To see the report : report.pdf
- Abstract
- Table of Contents
- Data Description
- Methodology
- Results
- Conclusion
- References
- Requirements and Installation
This report discusses a project that uses ab initio molecular dynamics simulations to create predictive models for molecular energy levels. Two datasets are examined: one from simulations of the Zundel ion (H2O-H-H2O) and another from simulations of a Molybdenum-Sulfur (Mo2S4) aggregate, each comprising approximately 10,000 atomic configurations, along with their respective potential energy values. The main objective is to integrate this intricate physical data into models capable of accurately predicting energy levels. To achieve this, Linear and Neural Network models are employed alongside with Principal Component Analysis (PCA). While the results are promising for the Molybdenum-Sulfur dataset, challenges arise due to the lack of suitable descriptors for the Zundel ions, resulting in less favourable outcomes.
The atomic configurations are stored in .xyz
files, with each configuration represented by the element and its x, y, z position. For Mo2S4, the dataset includes 11,001 configurations, and for Zundel ions, 10,000 configurations. Energies are available in .out
files, with units approximately in the order of eV for Mo2S4 and around Hartree for Zundel ions.
Figure 1: First configuration of the Mo2S4 (Molybdenum atoms are represented in blue and Sulfur atoms in yellow).
Figure 2: First configuration of the Zundel dataset (Hydrogen atoms are represented in white and Oxygen in red).
- Naive Model: Serves as a baseline for comparison.
- Linear Model: Employs linear regression to correlate atomic positions with potential energies.
- Neural Network Model: A more complex model with a 3-layer architecture.
- Principal Component Analysis (PCA): Reduces data dimensionality while retaining significant variance.
- The Neural Network uses a 3-hidden-layer architecture (18-18-8 neurons) with ReLU activation for hidden layers and linear activation for the output layer.
- The models were evaluated using metrics like RMSE, MAE, and Pearson’s correlation coefficient.
- Results show promise for the Mo2S4 dataset, but challenges remain for the Zundel ion dataset due to the complexity of its quantum description.
This project was aimed at analysing the energies of Zundel and Molybdenum-Sulfur atomic configurations.
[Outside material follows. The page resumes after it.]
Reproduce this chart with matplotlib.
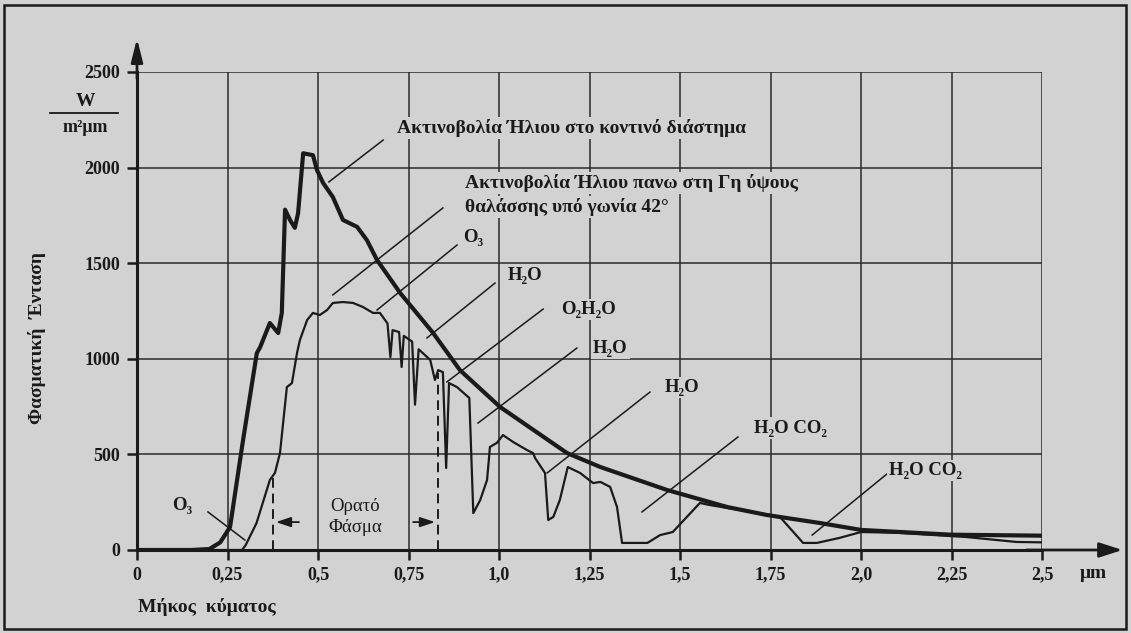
import matplotlib.pyplot as plt
from matplotlib.patches import Rectangle

plt.rcParams['font.family'] = ['Liberation Serif', 'DejaVu Serif']

# wavelength (um) and spectral intensity (W / m^2 um)
space_x = [0.0, 0.15, 0.20, 0.23, 0.257, 0.293, 0.331, 0.34, 0.367, 0.39, 0.40,
           0.409, 0.423, 0.436, 0.445, 0.459, 0.486, 0.497, 0.514, 0.541, 0.569,
           0.608, 0.635, 0.663, 0.727, 0.818, 0.892, 1.003, 1.188, 1.28, 1.464,
           1.63, 1.74, 1.887, 2.0, 2.25, 2.5]
space_y = [0, 0, 5, 40, 120, 575, 1030, 1060, 1187, 1135, 1240,
           1780, 1725, 1685, 1762, 2075, 2065, 1988, 1920, 1846, 1726,
           1690, 1621, 1517, 1344, 1135, 941, 748, 507, 434, 314,
           225, 183, 141, 105, 80, 75]

sea_x = [0.0, 0.29, 0.30, 0.33, 0.367, 0.381, 0.395, 0.414, 0.428, 0.442, 0.45,
         0.47, 0.486, 0.505, 0.525, 0.541, 0.569, 0.597, 0.624, 0.652, 0.671,
         0.692, 0.700, 0.706, 0.724, 0.731, 0.737, 0.760, 0.768, 0.778, 0.81,
         0.823, 0.832, 0.845, 0.854, 0.862, 0.884, 0.918, 0.929, 0.948, 0.967,
         0.975, 0.994, 1.011, 1.039, 1.077, 1.094, 1.10, 1.127, 1.136, 1.15,
         1.168, 1.19, 1.224, 1.26, 1.28, 1.307, 1.326, 1.34, 1.41, 1.445, 1.48,
         1.555, 1.583, 1.63, 1.72, 1.776, 1.84, 1.878, 1.94, 2.0, 2.1, 2.29,
         2.43, 2.5]
sea_y = [0, 0, 25, 140, 366, 403, 507, 852, 873, 1030, 1098,
         1203, 1240, 1229, 1255, 1292, 1297, 1292, 1271, 1240, 1240,
         1185, 1009, 1150, 1140, 957, 1120, 1090, 760, 1050, 994,
         889, 941, 930, 429, 873, 852, 795, 193, 261, 366,
         539, 560, 601, 565, 523, 507, 480, 403, 157, 173,
         261, 434, 403, 350, 356, 330, 225, 37, 37, 78, 94,
         246, 235, 220, 193, 173, 37, 37, 63, 94, 90, 68,
         42, 40]

x_ticks = [0, 0.25, 0.5, 0.75, 1.0, 1.25, 1.5, 1.75, 2.0, 2.25, 2.5]
x_tick_labels = ['0', '0,25', '0,5', '0,75', '1,0', '1,25', '1,5', '1,75', '2,0', '2,25', '2,5']
y_ticks = [0, 500, 1000, 1500, 2000, 2500]

visible_edges = [0.376, 0.831]
visible_tops = [382, 926]

# absorption labels: text, text position, leader start, leader end
absorbers = [
    ('O₃', (0.928, 1637), (0.884, 1595), (0.663, 1255)),
    ('H₂O', (1.072, 1438), (0.989, 1396), (0.801, 1109)),
    ('O₂H₂O', (1.246, 1260), (1.122, 1260), (0.856, 879)),
    ('H₂O', (1.307, 1056), (1.215, 1056), (0.942, 664)),
    ('H₂O', (1.506, 852), (1.417, 826), (1.133, 403)),
    ('H₂O CO₂', (1.804, 638), (1.660, 591), (1.395, 199)),
    ('H₂O CO₂', (2.177, 418), (2.075, 403), (1.865, 78)),
    ('O₃', (0.124, 235), (0.196, 199), (0.298, 52)),
]

bg = '#d2d2d2'
ink = '#1a1a1a'

fig = plt.figure(figsize=(11.31, 6.33), dpi=100, facecolor=bg)
ax = fig.add_axes([137 / 1131, 83 / 633, 905 / 1131, 478 / 633])
ax.set_facecolor(bg)
ax.set_xlim(0, 2.5)
ax.set_ylim(0, 2500)

# grid
for gx in x_ticks[1:]:
    ax.axvline(gx, color='#2a2a2a', lw=1.1, zorder=1)
for gy in y_ticks[1:]:
    ax.axhline(gy, color='#2a2a2a', lw=1.1, zorder=1)
for s in ['top', 'right']:
    ax.spines[s].set_visible(False)
for s in ['left', 'bottom']:
    ax.spines[s].set_linewidth(2.2)
    ax.spines[s].set_color(ink)

ax.set_xticks(x_ticks)
ax.set_xticklabels(x_tick_labels)
ax.set_yticks(y_ticks)
ax.tick_params(axis='both', direction='out', length=7, width=1.8, color=ink,
               labelsize=13, pad=5)
for lab in ax.get_xticklabels() + ax.get_yticklabels():
    lab.set_fontweight('bold')
    lab.set_color(ink)

# axis arrows
ax.annotate('', xy=(2.73, 0), xytext=(2.45, 0), annotation_clip=False,
            arrowprops=dict(arrowstyle='-|>,head_length=1.4,head_width=0.45',
                            color=ink, lw=2))
ax.annotate('', xy=(0, 2690), xytext=(0, 2450), annotation_clip=False,
            arrowprops=dict(arrowstyle='-|>,head_length=1.4,head_width=0.35',
                            color=ink, lw=2))

# curves
ax.plot(space_x, space_y, color=ink, lw=3.0, zorder=4, solid_joinstyle='round')
ax.plot(sea_x, sea_y, color=ink, lw=1.6, zorder=4)

# visible spectrum
for vx, vtop in zip(visible_edges, visible_tops):
    ax.plot([vx, vx], [0, vtop], color=ink, lw=1.4, ls=(0, (5, 3)), zorder=3)
ax.annotate('', xy=(visible_edges[0], 146), xytext=(0.455, 146),
            arrowprops=dict(arrowstyle='-|>,head_length=0.9,head_width=0.3', color=ink, lw=1.3))
ax.annotate('', xy=(visible_edges[1], 146), xytext=(0.755, 146),
            arrowprops=dict(arrowstyle='-|>,head_length=0.9,head_width=0.3', color=ink, lw=1.3))
tb = dict(facecolor=bg, edgecolor='none', pad=1.5)
ax.text(0.603, 225, 'Ορατό', ha='center', va='center', fontsize=13.5, color=ink, bbox=tb, zorder=5)
ax.text(0.603, 120, 'Φάσμα', ha='center', va='center', fontsize=13.5, color=ink, bbox=tb, zorder=5)

# curve labels
ax.plot([0.680, 0.530], [2144, 1925], color=ink, lw=1.1, zorder=3)
ax.text(0.718, 2207, 'Ακτινοβολία Ήλιου στο κοντινό διάστημα', ha='left', va='center',
        fontsize=14, fontweight='bold', color=ink, bbox=tb, zorder=5)
ax.plot([0.845, 0.541], [1789, 1334], color=ink, lw=1.1, zorder=3)
ax.text(0.906, 1919, 'Ακτινοβολία Ήλιου πανω στη Γη ύψους', ha='left', va='center',
        fontsize=14, fontweight='bold', color=ink, bbox=tb, zorder=5)
ax.text(0.906, 1794, 'θαλάσσης υπό γωνία 42°', ha='left', va='center',
        fontsize=14, fontweight='bold', color=ink, bbox=tb, zorder=5)

for name, tpos, p0, p1 in absorbers:
    ax.plot([p0[0], p1[0]], [p0[1], p1[1]], color=ink, lw=1.1, zorder=3)
    ax.text(tpos[0], tpos[1], name, ha='center', va='center', fontsize=13.5,
            fontweight='bold', color=ink, bbox=tb, zorder=5)

# axis titles and unit
fig.text(37 / 1131, 1 - 338 / 633, 'Φασματική  Ένταση', rotation=90, ha='center',
         va='center', fontsize=14, fontweight='bold', color=ink)
fig.text(207 / 1131, 1 - 607 / 633, 'Μήκος  κύματος', ha='center', va='center',
         fontsize=14, fontweight='bold', color=ink)
fig.text(1093 / 1131, 1 - 573 / 633, 'μm', ha='center', va='center',
         fontsize=14, fontweight='bold', color=ink)
fig.text(85 / 1131, 1 - 102 / 633, 'W', ha='center', va='center',
         fontsize=14, fontweight='bold', color=ink)
fig.text(85 / 1131, 1 - 127 / 633, 'm²μm', ha='center', va='center',
         fontsize=13, fontweight='bold', color=ink)
fig.add_artist(plt.Line2D([50 / 1131, 118 / 1131], [1 - 113 / 633] * 2,
                          color=ink, lw=1.3))

# outer frame
fig.add_artist(Rectangle((4 / 1131, 4 / 633), 1122 / 1131, 624 / 633, fill=False,
                         edgecolor=ink, lw=1.8, transform=fig.transFigure))

fig.savefig('out.png', dpi=100, facecolor=bg)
Starting from analysing the raw data and filtering it, to develop models as Linear and even more complex as Neural Network. These datasets, being the position of every atom in the molecule, were then translated to another representation (here Coulomb Matrices). The Principal Component Analysis described a new space to carry our data and gave us a chance to lower the dimension of it. To conclude, the results are very promising for the Mo2S4 dataset, reaching a Pearson’s correlation coefficient squared r² = 0.958. However, the Zundel dataset seems to not be easily describe by the Coulomb Matrix, certainly due to quantum mechanics playing a major role in the energy of a configuration. A forward task would be to try to describe it with Many-Body Tensor Representation (MBTR) or Smooth Overlap of Atomic Positions (SOAP) to overcome the lack of interesting results.
- M. Moog, S. Schaack, F. Pietrucci, and A. M. Saitta, "Unsupervised exploration of MoS2 nanocluster configurations: structures, energetics, and electronic properties", The Journal of Physical Chemistry C, 2019.
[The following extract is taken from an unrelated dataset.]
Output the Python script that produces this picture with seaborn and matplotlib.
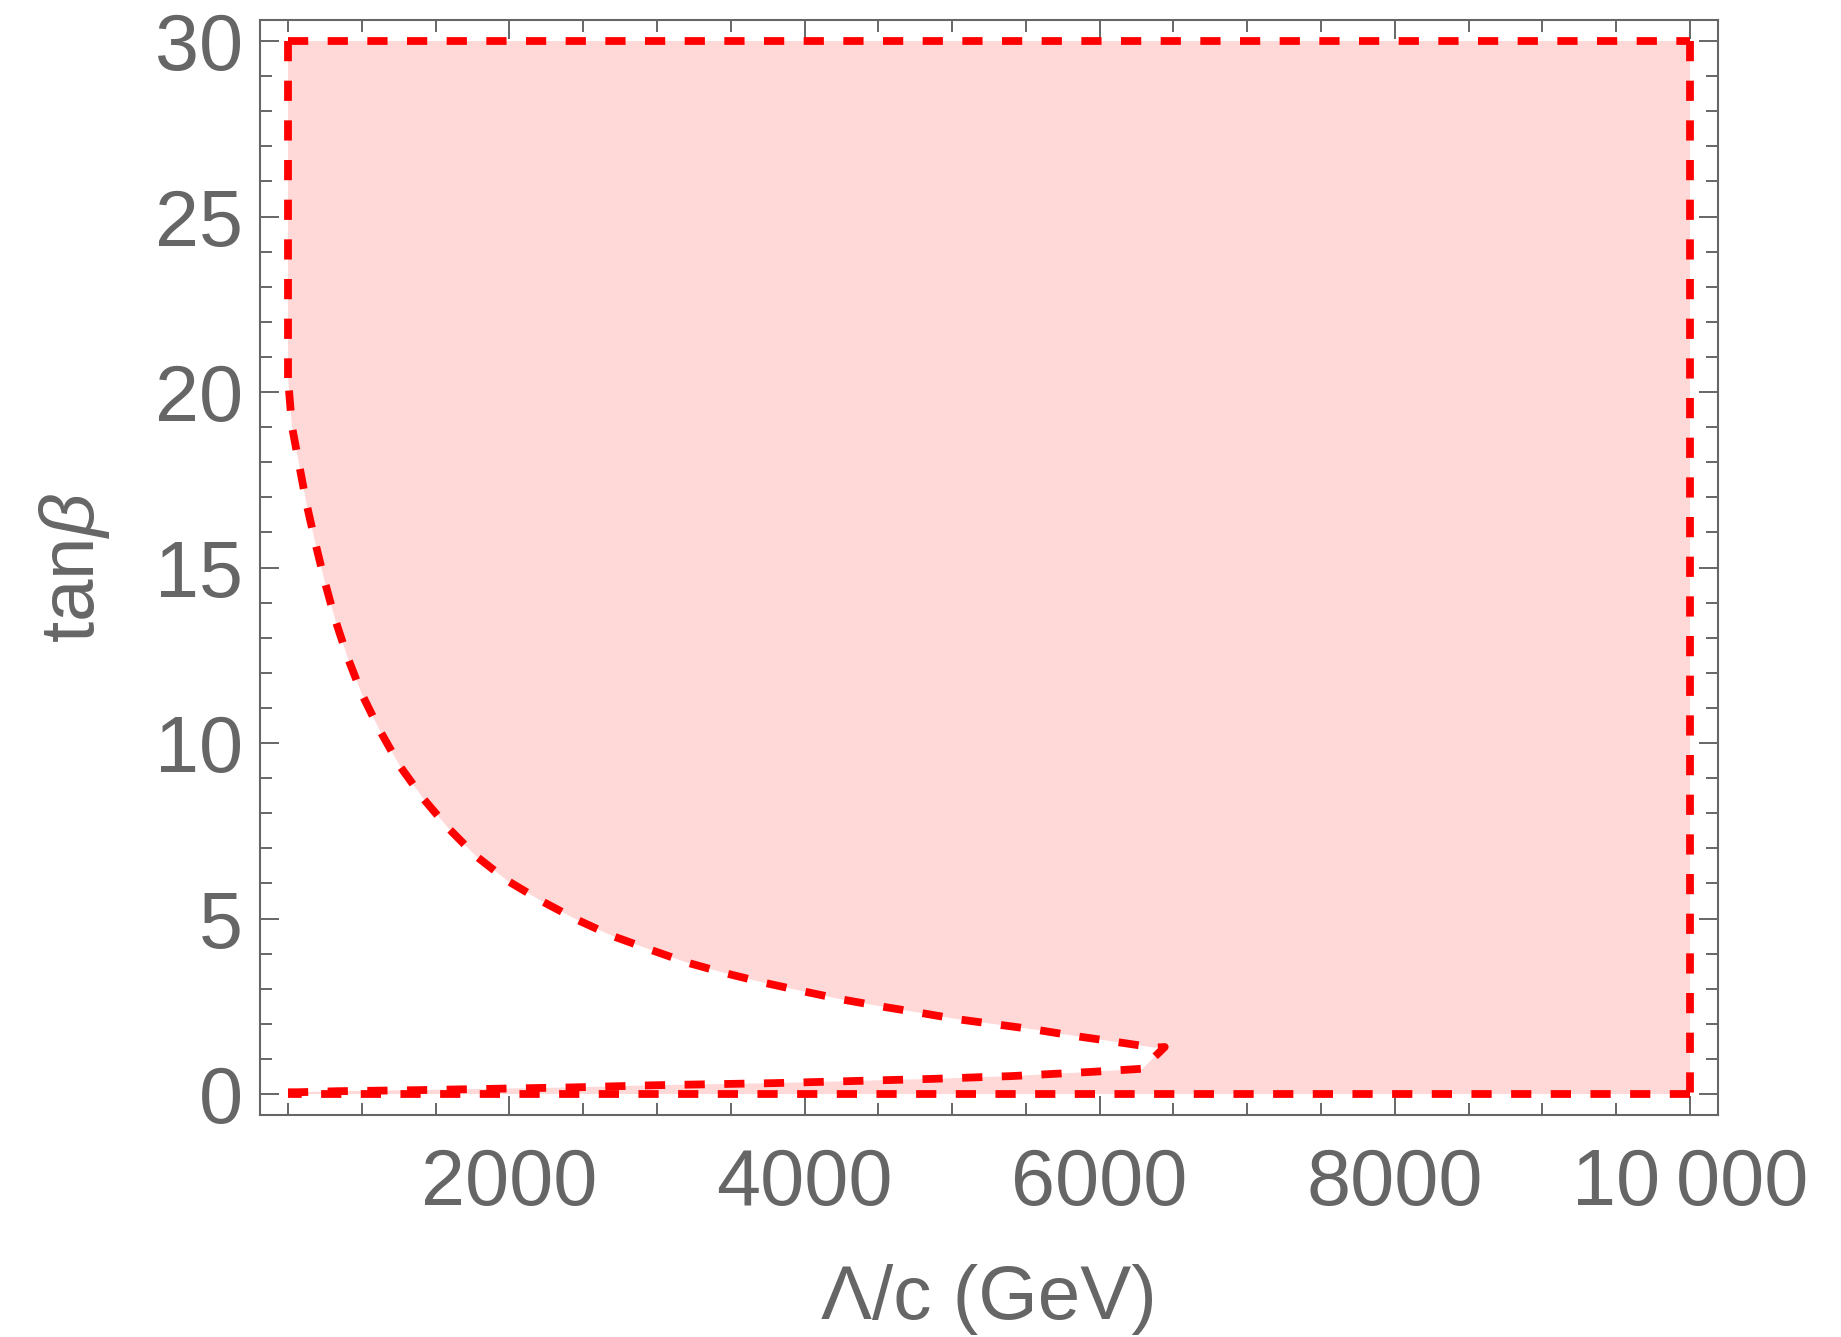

- F. Mouhat, S. Sorella, R. Vuilleumier, A. M. Saitta, and M. Casula, "Fully quantum description of the Zundel ion: combining variational quantum monte carlo with path integral langevin dynamics", Journal of Chemical Theory and Computation, 2017.
- A. B. Tchagang and J. J. Valdés, "Prediction of the atomization energy of molecules using Coulomb Matrix and atomic composition in a bayesian regularized neural networks", Artificial Neural Networks and Machine Learning – ICANN 2019: Workshop and Special Sessions, 2019.
- L. Himanen, "Dscribe: library of descriptors for machine learning in materials science", 2022.
To install, open in console (or Powershell on Windows) and copy :
git clone https://github.com/lucasboistay/molecular_dynamics.git
cd molecular_dynamics
Then, for good measure, it's always good to make a VirtualEnvironment (check documentation), if you don't have the venv library install on your python, do :
python -m pip install virtualenv
Then, once it's downloaded :
python -m venv ./.venv/
./venv/Scripts/activate
You are now in the Virtual Environment, but there is no library installed. To get them, install with the command :
python -m pip install --upgrade pip
pip install -r "requirements.txt"
Be careful if you use PyCharm or any other IDE, to use the interpreter found in the .venv/Scripts/python.exe !
Now, you can open and run the notebook
jupyter notebook main.ipynb
For the Coulomb Matrices, it's important to have the dscribe library installed. Then, use the ./generate_txt.ipynb notebook to generate the .txt files with an older version of numpy (Need numpy 1.21.6 for dscribe and the last version for keras).